Abstract: This talk engages in a preliminary reflection on W.E.B. Du Bois’s thoughts about religion. I want to think of him as a figure that represents a third way between William James’s and John Dewey’s view of religion – as someone who enables us to take up the call for a religious ideal and who keeps track of the need for consolation without appealing to metaphysical foundations that provide comfort. In his essay, “Of the Passing of the First Born,” the contours of that new religious ideal are given shape not in the context of grappling with “religious disease” but with confronting his dead son in the coffin. The idea then of Du Bois’s religious naturalism as a kind of third way—what I call an uncommon faith—grows out of his insistence on beginning here, with death, to articulate a practical faith in ideal ends.
Bio: Eddie S. Glaude Jr. is an author who speaks to the black and blue in America. His most well-known books, Democracy in Black: How Race Still Enslaves the American Soul, and In a Shade of Blue: Pragmatism and the Politics of Black America, take a wide look at black communities and reveal complexities, vulnerabilities, and opportunities for hope. Hope that is, in one of his favorite quotes from W.E.B Du Bois, “not hopeless, but a bit unhopeful.” Other muses include James Baldwin, Malcolm X, and Bobby “Blue” Bland. In addition to his readings of early American philosophers and contemporary political scientists, Glaude turns to African American literature in his writing and teaching for insight into African American political life, religious thought, gender and class.
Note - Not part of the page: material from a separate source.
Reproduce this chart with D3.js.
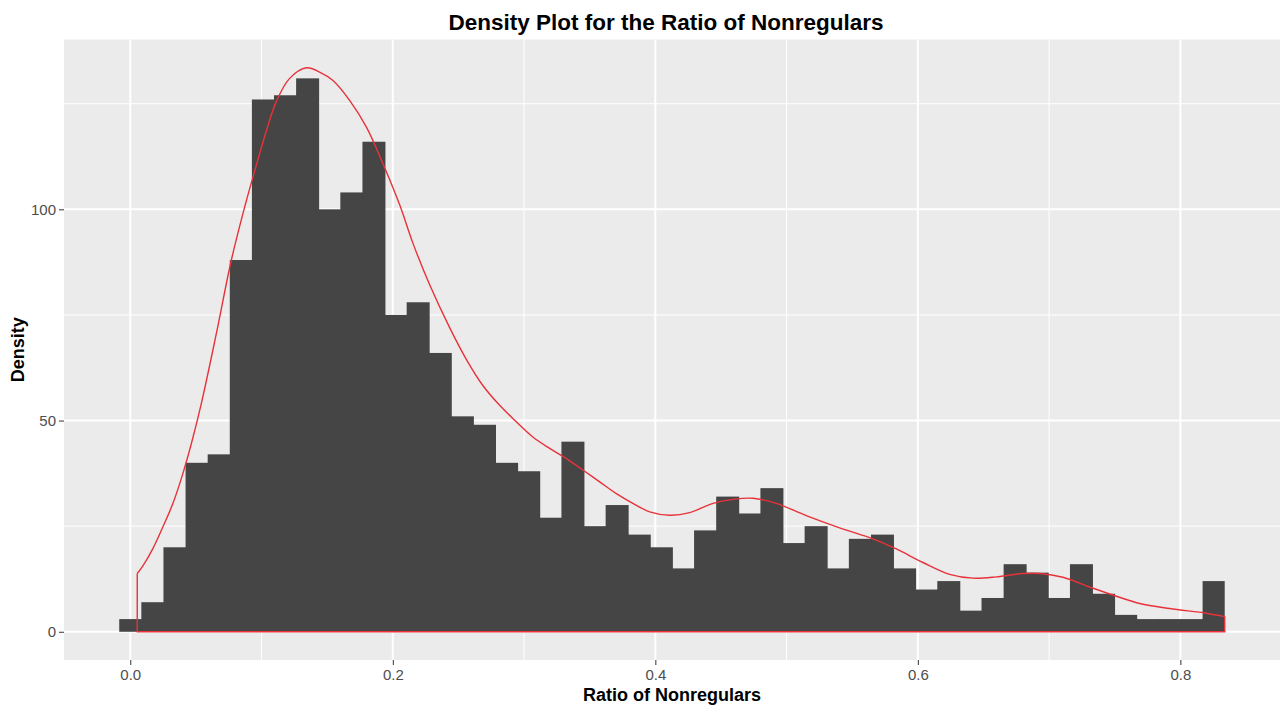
<!DOCTYPE html>
<html>
<head>
<meta charset="utf-8">
<script src="https://cdn.jsdelivr.net/npm/d3@7"></script>
<style>
  html, body { margin: 0; padding: 0; background: #ffffff; }
  svg { display: block; }
  text { font-family: "Liberation Sans", Arial, Helvetica, sans-serif; }
</style>
</head>
<body>
<svg id="chart" width="1282" height="708"></svg>
<script>
// ---- data ----
const binStart = -0.00842;      // left edge of first bin
const binWidth = 0.016844;      // width of each bin
const binCounts = [3, 7, 20, 40, 42, 88, 126, 127, 131, 100,
                   104, 116, 75, 78, 66, 51, 49, 40, 38, 27,
                   45, 25, 30, 23, 20, 15, 24, 32, 28, 34,
                   21, 25, 15, 22, 23, 15, 10, 12, 5, 8,
                   16, 14, 8, 16, 9, 4, 3, 3, 3, 12];

const densX = [0.0053, 0.0096, 0.0172, 0.0248, 0.0325, 0.0401, 0.0465, 0.0541, 0.0655, 0.0770,
               0.0871, 0.0947, 0.1036, 0.1112, 0.1214, 0.1343, 0.1442, 0.1544, 0.1671, 0.1798,
               0.1925, 0.2053, 0.2153, 0.2280, 0.2433, 0.2560, 0.2686, 0.2814, 0.2941, 0.3067,
               0.3195, 0.3322, 0.3448, 0.3576, 0.3703, 0.3829, 0.3957, 0.4110, 0.4261, 0.4439,
               0.4604, 0.4744, 0.4922, 0.5150, 0.5404, 0.5658, 0.5836, 0.6039, 0.6242, 0.6420,
               0.6598, 0.6801, 0.6928, 0.7105, 0.7309, 0.7486, 0.7690, 0.7918, 0.8198, 0.8338];
const densY = [13.8, 15.6, 19.7, 24.8, 30.4, 37.5, 44.5, 54.0, 70.5, 88.0,
               100.5, 109.0, 118.5, 125.5, 131.0, 133.5, 132.5, 130.5, 125.8, 119.5,
               110.8, 101.0, 92.0, 82.2, 72.0, 64.5, 58.3, 53.6, 49.7, 46.1,
               43.4, 41.0, 38.3, 35.5, 32.7, 30.4, 28.4, 27.6, 28.2, 30.4,
               31.4, 31.6, 30.4, 27.5, 24.6, 22.0, 19.6, 16.4, 13.6, 12.7,
               13.0, 13.8, 13.8, 12.9, 10.6, 8.7, 6.7, 5.5, 4.4, 3.6];

const xTicks = [0.0, 0.2, 0.4, 0.6, 0.8];
const xMinor = [0.1, 0.3, 0.5, 0.7];
const yTicks = [0, 50, 100];
const yMinor = [25, 75, 125];

const titleText = "Density Plot for the Ratio of Nonregulars";
const xTitle = "Ratio of Nonregulars";
const yTitle = "Density";

// ---- layout ----
const panel = { left: 64, right: 1280, top: 39.5, bottom: 660 };

const x = d3.scaleLinear().domain([-0.0505, 0.8759]).range([panel.left, panel.right]);
const y = d3.scaleLinear().domain([-6.68, 140.2]).range([panel.bottom, panel.top]);

const svg = d3.select("#chart");

// panel background
svg.append("rect")
  .attr("x", panel.left).attr("y", panel.top)
  .attr("width", panel.right - panel.left).attr("height", panel.bottom - panel.top)
  .attr("fill", "#EBEBEB");

const grid = svg.append("g");
grid.selectAll("line.xminor").data(xMinor).join("line")
  .attr("x1", d => x(d)).attr("x2", d => x(d))
  .attr("y1", panel.top).attr("y2", panel.bottom)
  .attr("stroke", "#ffffff").attr("stroke-width", 1);
grid.selectAll("line.yminor").data(yMinor).join("line")
  .attr("y1", d => y(d)).attr("y2", d => y(d))
  .attr("x1", panel.left).attr("x2", panel.right)
  .attr("stroke", "#ffffff").attr("stroke-width", 1);
grid.selectAll("line.xmajor").data(xTicks).join("line")
  .attr("x1", d => x(d)).attr("x2", d => x(d))
  .attr("y1", panel.top).attr("y2", panel.bottom)
  .attr("stroke", "#ffffff").attr("stroke-width", 2);
grid.selectAll("line.ymajor").data(yTicks).join("line")
  .attr("y1", d => y(d)).attr("y2", d => y(d))
  .attr("x1", panel.left).attr("x2", panel.right)
  .attr("stroke", "#ffffff").attr("stroke-width", 2);

// histogram bars
const bins = binCounts.map((c, i) => ({ x0: binStart + i * binWidth, x1: binStart + (i + 1) * binWidth, c, last: i === binCounts.length - 1 }));
svg.append("g").selectAll("rect").data(bins).join("rect")
  .attr("x", d => x(d.x0))
  .attr("width", d => x(d.x1) - x(d.x0) + (d.last ? 0 : 0.9))
  .attr("y", d => y(d.c))
  .attr("height", d => y(0) - y(d.c))
  .attr("fill", "#454545");

// density outline
const dens = densX.map((v, i) => [v, densY[i]]);
const curveLine = d3.line().x(d => x(d[0])).y(d => y(d[1])).curve(d3.curveCatmullRom.alpha(0.5));
svg.append("path")
  .attr("d", curveLine(dens))
  .attr("fill", "none").attr("stroke", "#E8323A").attr("stroke-width", 1.4);
const edge = [dens[dens.length - 1], [densX[densX.length - 1], 0], [densX[0], 0], dens[0]];
svg.append("path")
  .attr("d", d3.line().x(d => x(d[0])).y(d => y(d[1]))(edge))
  .attr("fill", "none").attr("stroke", "#E8323A").attr("stroke-width", 1.4);

// axes
const xAxis = d3.axisBottom(x).tickValues(xTicks).tickFormat(d3.format(".1f")).tickSize(5).tickPadding(4);
const gx = svg.append("g").attr("transform", `translate(0,${panel.bottom})`).call(xAxis);
gx.select(".domain").remove();
gx.selectAll(".tick line").attr("stroke", "#333333").attr("stroke-width", 1);
gx.selectAll(".tick text").attr("fill", "#4D4D4D").style("font-size", "15px")
  .style("font-family", '"Liberation Sans", Arial, sans-serif');

const yAxis = d3.axisLeft(y).tickValues(yTicks).tickFormat(d3.format("d")).tickSize(5).tickPadding(3);
const gy = svg.append("g").attr("transform", `translate(${panel.left},0)`).call(yAxis);
gy.select(".domain").remove();
gy.selectAll(".tick line").attr("stroke", "#333333").attr("stroke-width", 1);
gy.selectAll(".tick text").attr("fill", "#4D4D4D").style("font-size", "15px")
  .style("font-family", '"Liberation Sans", Arial, sans-serif');

// titles
svg.append("text")
  .attr("x", 666).attr("y", 30)
  .attr("text-anchor", "middle")
  .style("font-size", "22.5px").style("font-weight", "bold").attr("fill", "#000")
  .text(titleText);

svg.append("text")
  .attr("x", (panel.left + panel.right) / 2).attr("y", 701)
  .attr("text-anchor", "middle")
  .style("font-size", "18px").style("font-weight", "bold").attr("fill", "#000")
  .text(xTitle);

svg.append("text")
  .attr("transform", `translate(24,${(panel.top + panel.bottom) / 2}) rotate(-90)`)
  .attr("text-anchor", "middle")
  .style("font-size", "18px").style("font-weight", "bold").attr("fill", "#000")
  .text(yTitle);
</script>
</body>
</html>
Glaude is the William S. Tod Professor of Religion and African American Studies at Princeton University. He is chair of the Department of African American Studies, a program he first became involved with shaping as a doctoral candidate in Religion at Princeton. He is the current president of the American Academy of Religion. His books on religion and philosophy include African American Religion: A Very Short Introduction and Exodus! Religion, Race and Nation in Early 19th Century Black America, which was awarded the Modern Language Association’s William Sanders Scarborough Book Prize. Glaude is also the author of two edited volumes, and many influential articles about religion for academic journals. He has also written for the likes of The New York Times and The Huffington Post.
Known to be a convener of conversations and debates, Glaude takes care to engage fellow citizens of all ages and backgrounds – from young activists, to fellow academics, journalists and commentators, and followers on Twitter in dialogue about the course of the nation. His scholarship and his sense of himself as a public intellectual are driven by a commitment to think carefully with others in public. Accordingly, his writing and ideas are cited and shared widely.
Currently Glaude is at work on a book about James Baldwin, tentatively titled James Baldwin’s America, 1963-1972. Of Baldwin, Glaude writes, “Baldwin’s writing does not bear witness to the glory of America. It reveals the country’s sins, and the illusion of innocence that blinds us to the reality of others. Baldwin’s vision then requires a confrontation with history (with slavery, Jim Crow segregation, with whiteness) to overcome its hold on us. Not to posit the greatness of America, but to establish the ground upon which to imagine the country anew.” Democracy in Black has been described in similar terms. Bill Moyers says the book “breathes with prophetic fire,” recently writing, “Democracy in Black is rich in history and bold in opinion, and inconvenient truths leap from every page.”
Some like to describe Glaude as the quintessential Morehouse man, having left his home in Moss Point, Mississippi, at age 16 to begin studies at the HBCU. He holds a master’s degree in African American Studies from Temple University, and a Ph.D. in Religion from Princeton University. He began his teaching career at Bowdoin College. He has been a visiting scholar at Amherst College and Harvard. In 2011 he delivered Harvard’s Du Bois lectures. In 2015 he was awarded an honorary doctorate from Colgate University, delivering commencement remarks titled, “Turning Our Backs.” He is a columnist for Time Magazine and regularly provides commentary on radio and television news programs like Democracy Now, Morning Joe, and the 11th Hour. He hosts the podcast AAS21, recorded at Princeton University in Stanhope Hall, the African American Studies department’s home.
Marjorie Hall Thulin (1910-2009), for whom the annual lecture is named, was a 1931 graduate of the University of Illinois. She enjoyed a successful career in advertising and published poetry and children's literature in addition to editing a book on the history of Glencoe, Illinois.
Mrs. Thulin's desire for students to understand how religion grows and functions in a complex society, especially Christianity in American society, led her to endow a fund establishing the Marjorie Hall Thulin Scholar of Religion and Contemporary Culture. Through this endowment, each year an internationally known scholar of religion and contemporary culture is resident on the Champaign-Urbana campus for several days.